Goldman Sachs analysts upped their “no-deal” Brexit probability to 15 percent from 10 percent, and cut their probability of Brexit not happening at all to 35 percent from 40 percent.

They held their estimated probability of a delayed Brexit deal at 50 percent.

“Parliament at large signalled last night that it opposes a ‘no deal’ Brexit, but it is not ready to delay Brexit to rule out ‘no deal’ entirely,” wrote Goldman Sachs analysts.

“But by offering something to everyone, Tuesday’s Brexit amendments offered little additional clarity to anyone,” they added.

·       Oil prices held steady on Wednesday, supported by concerns about supply disruptions following U.S. sanctions on Venezuela’s oil industry but pegged back by a darkening outlook for the global economy.

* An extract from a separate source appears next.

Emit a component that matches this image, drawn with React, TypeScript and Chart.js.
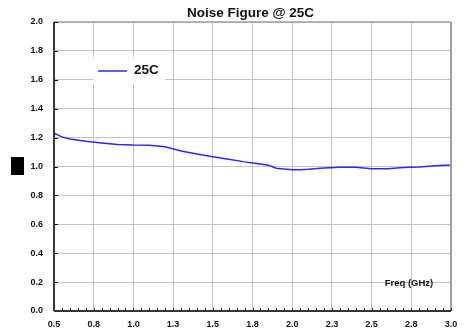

U.S. West Texas Intermediate (WTI) crude futures were at $53.30 per barrel at 0748 GMT, virtually unchanged from their last settlement.

International Brent crude oil futures were also flat, at $61.32 per barrel.

“The sanctions so far have been mostly disruptive for refiners on the U.S. Gulf Coast, who are being forced to seek alternative heavy crude supplies, and have stepped up purchases from Canada,” said Vandana Hari of Vanda Insights, an energy consultancy. 

“The (Venezuelan) export volumes will not be eliminated from the market, but rather rerouted to other countries,” said Paola Rodriguez-Masiu, an analyst at consultancy Rystad Energy.

With the United States dropping out as a customer for Venezuelan oil, she added that “China and India ... will be able to pick up these oil volumes at great discounts.”